LeafByNiggle and I have been discussing the 97% consensus myth, in particular the Cook et al 2013 study. I have accused Cook of cooking the results. In short, Cook et al only found that 2% of the articles analyzed fell in the highest level of endorsement. In other words, only 2% explicitly endorsed the proposition that human activities are causing most of the global warming (explicit endorsement with quantification). However, this result was not published in the article. Instead, they lumped the 2% in with the 95% of the papers which either implicitly or explicitly endorsed the proposition that human activities are causing some global warming. The resulting 97% has then been represented by the authors, implicitly in the 2013 paper and explicitly in other publications and statements, as exemplifying the highest level of endorsement. They turned 2% into 97%.
Leaf said:
I don’t think the phrase “most of the warming” was ever identified with the 97% figure.

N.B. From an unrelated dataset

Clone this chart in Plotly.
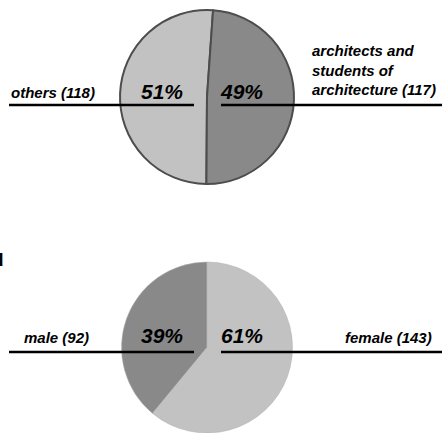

Again, the 97.1% comes from Table 3. It is the percent of the 4000 articles which “Endorse AGW.” How do they define AGW? The “scientific consensus that human activity is very likely causing
most of the current GW.” So they want us to believe that 97% of the articles not only endorse the idea that human activities are contributing to global warming, they also want to convey that human activities are
causing most of it. In other words, they want us to believe that 97% were Category 1…And Cook himself continues the deception in another paper, Bedford and Cook (2013) which says: “Cook et al. (2013) found that over 97% endorsed the view that the Earth is warming up and human emissions of greenhouse gases are the
main cause.” Cook explicitly misrepresents his own results.
But once again, I ask you, if the surveys I have mentioned are fatally flawed surveys, which survey is a better, more accurate survey? It seems that doing a good survey would be the best way to discredit the Cook survey.
There have been other surveys which reveal more tepid support among scientists for the claim that human CO2 emissions are driving the climate. See, e.g. Bray and Von Storch and another survey by Klaus-Martin Schultz. However, I don’t cite them as being definitive, just as evidence that the consensus is not as overwhelming as portrayed by establishment researchers.